En l'absence d'une manoeuvre de la part de l'employeur visant à induire le plaignant en erreur, l'ignorance des règles prévues à la convention collective ne peut justifier le retard de ce dernier à agir; le grief est prescrit.
11 mai 2021

Parties

Syndicat des technicien(ne)s et artisan(e)s du réseau français de Radio-Canada et CBC / Radio-Canada (Gaston Beaulieu)

Juridiction

Tribunal d'arbitrage (T.A.)

Type d'action

Griefs relatifs aux horaires de travail et contestant un avis de retraite. Objections préliminaires à l'arbitrabilité des griefs. La première objection est accueillie et la seconde est accueillie en partie; l'audience quant au fond est reportée.

Décision de

Me Richard Bertrand, arbitre

Date

19 mars 2021


Le plaignant, un caméraman ayant eu le statut de salarié «temporaire sur appel» pendant 30 ans, soutient que l'employeur n'a pas respecté les règles de l'ancienneté dans l'attribution d'heures supplémentaires. Il lui reproche également d'avoir donné suite à un avis de retraite qui n'aurait pas été communiqué de manière libre et volontaire. L'employeur soutient que les griefs sont prescrits.

Décision

Selon la convention collective, un grief doit être déposé dans les 30 jours suivant la constatation des faits à l'origine du différend. En ce qui concerne le premier grief, le Tribunal ne peut retenir la position de l'employeur selon laquelle la prescription a commencé à courir à partir du moment où il a annoncé au plaignant qu'il travaillerait moins en raison de l'arrivée de 2 nouveaux salariés. La décision à cet égard commande des nuances.
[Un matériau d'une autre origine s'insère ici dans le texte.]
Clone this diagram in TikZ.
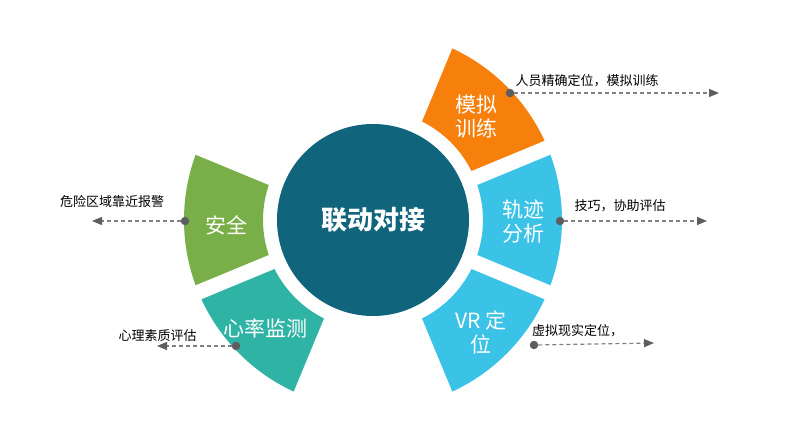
\documentclass[tikz,border=0pt]{standalone}
\usepackage{fontspec}
\newfontfamily\cjk{Noto Sans CJK SC}
\usetikzlibrary{arrows.meta}
\definecolor{cdark}{HTML}{10647C}
\definecolor{corange}{HTML}{F77F0B}
\definecolor{cblue}{HTML}{3AC2E7}
\definecolor{cgreen}{HTML}{78AF48}
\definecolor{cteal}{HTML}{2FB3A5}
\definecolor{cdot}{HTML}{5E5E5E}
\definecolor{cdash}{HTML}{808080}
\tikzset{
  seglabel/.style={text=white,font=\cjk\fontsize{21}{24}\selectfont,align=center,inner sep=0pt},
  note/.style={text=black,font=\cjk\fontsize{13}{15}\selectfont,inner sep=0pt},
  dotnode/.style={circle,fill=cdot,minimum size=8.5pt,inner sep=0pt},
  pointer/.style={draw=cdash,line width=1.2pt,dash pattern=on 4pt off 3pt,
    -{Triangle[length=10pt,width=8pt,color=cdot,fill=cdot]}},
}
\begin{document}
\begin{tikzpicture}[x=1pt,y=1pt]
\useasboundingbox (0,0) rectangle (788,432);
\fill[white] (0,0) rectangle (788,432);
\begin{scope}[shift={(373,212)}]
  \def\rin{110pt}\def\rout{189pt}
  \fill[corange] (22.5:\rin) arc[start angle=22.5,end angle=67.5,radius=\rin] -- (67.5:\rout) arc[start angle=67.5,end angle=22.5,radius=\rout] -- cycle;
  \fill[cblue] (-22.5:\rin) arc[start angle=-22.5,end angle=22.5,radius=\rin] -- (22.5:\rout) arc[start angle=22.5,end angle=-22.5,radius=\rout] -- cycle;
  \fill[cblue] (-67.5:\rin) arc[start angle=-67.5,end angle=-22.5,radius=\rin] -- (-22.5:\rout) arc[start angle=-22.5,end angle=-67.5,radius=\rout] -- cycle;
  \fill[cgreen] (157.5:\rin) arc[start angle=157.5,end angle=202.5,radius=\rin] -- (202.5:\rout) arc[start angle=202.5,end angle=157.5,radius=\rout] -- cycle;
  \fill[cteal] (202.5:\rin) arc[start angle=202.5,end angle=247.5,radius=\rin] -- (247.5:\rout) arc[start angle=247.5,end angle=202.5,radius=\rout] -- cycle;
  \foreach \a in {67.5,22.5,-22.5,-67.5,157.5,202.5,247.5}
    \draw[white,line width=15pt] (0,0) -- (\a:200pt);
\end{scope}
\node[circle,fill=cdark,minimum size=192pt,inner sep=0pt,text=white,font=\cjk\bfseries\fontsize{26}{30}\selectfont] (hub) at (373,212) {联动对接};

\node[seglabel] (lorange) at (476,315) {模拟\\训练};
\node[seglabel] (lblue) at (523,210) {轨迹\\分析};
\node[seglabel] (lvr) at (481,100) {VR 定\\位};
\node[seglabel] (lgreen) at (226,207) {安全};
\node[seglabel] (lteal) at (265,104) {心率监测};

\node[dotnode] (d1) at (510,339) {};
\coordinate (e1) at (719,339);
\draw[pointer] (d1) -- (e1);
\node[note] (t1) at (587,351) {人员精确定位，模拟训练};

\node[dotnode] (d2) at (560,211) {};
\coordinate (e2) at (707,211);
\draw[pointer] (d2) -- (e2);
\node[note] (t2) at (620,226) {技巧，协助评估};

\node[dotnode] (d3) at (534,87) {};
\coordinate (e3) at (654,89);
\draw[pointer] (d3) -- (e3);
\node[note] (t3) at (577.5,101) {虚拟现实定位，};

\node[dotnode] (d4) at (185,211) {};
\coordinate (e4) at (92,211);
\draw[pointer] (d4) -- (e4);
\node[note] (t4) at (112,230) {危险区域靠近报警};

\node[dotnode] (d5) at (236,86) {};
\coordinate (e5) at (157,86);
\draw[pointer] (d5) -- (e5);
\node[note] (t5) at (157.5,96) {心理素质评估};
\end{tikzpicture}
\end{document}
Lorsqu'il s'agit d'une décision unique, la prescription commence à courir dès le moment où la violation est commise, même si ses effets se prolongent dans le temps comme dans le cas, par exemple, d'une rétrogradation. Il s'agit du grief dit «continu». La violation «continue», quant à elle, est constituée de violations répétitives de la convention collective, même si celles-ci découlent toutes de la même décision ou de la même erreur. Chaque violation est alors assujettie à son propre délai de prescription. L'omission répétée de verser à un employé le bon montant de salaire en raison d'une erreur de calcul en est un bon exemple. En l'espèce, il est question d'une violation continue et d'un grief de même nature. En effet, l'employeur n'a pas choisi de licencier le plaignant à un moment précis ni n'a décidé qu'il ne travaillerait plus. Au contraire, il a annoncé au plaignant qu'il travaillerait moins. Ainsi, en supposant que le plaignant a raison sur le fond du grief, chaque semaine où il aurait dû être rappelé au travail et où il ne l'a pas été donne ouverture au dépôt d'un nouveau grief. Toutefois, le plaignant ne pourra être indemnisé pour les manques à gagner survenus plus de 30 jours avant le dépôt du grief. La première objection patronale est donc accueillie en partie. La seconde l'est entièrement. Le Tribunal ne peut retenir que le point de départ de la prescription applicable à l'avis de retraite serait le moment où le plaignant a pris conscience, après avoir été informé des dispositions applicables de la convention, que son consentement était vicié. En l'absence de manœuvre de la part de l'employeur visant à induire le plaignant en erreur à cet égard, l'ignorance des règles ne peut justifier son retard à agir.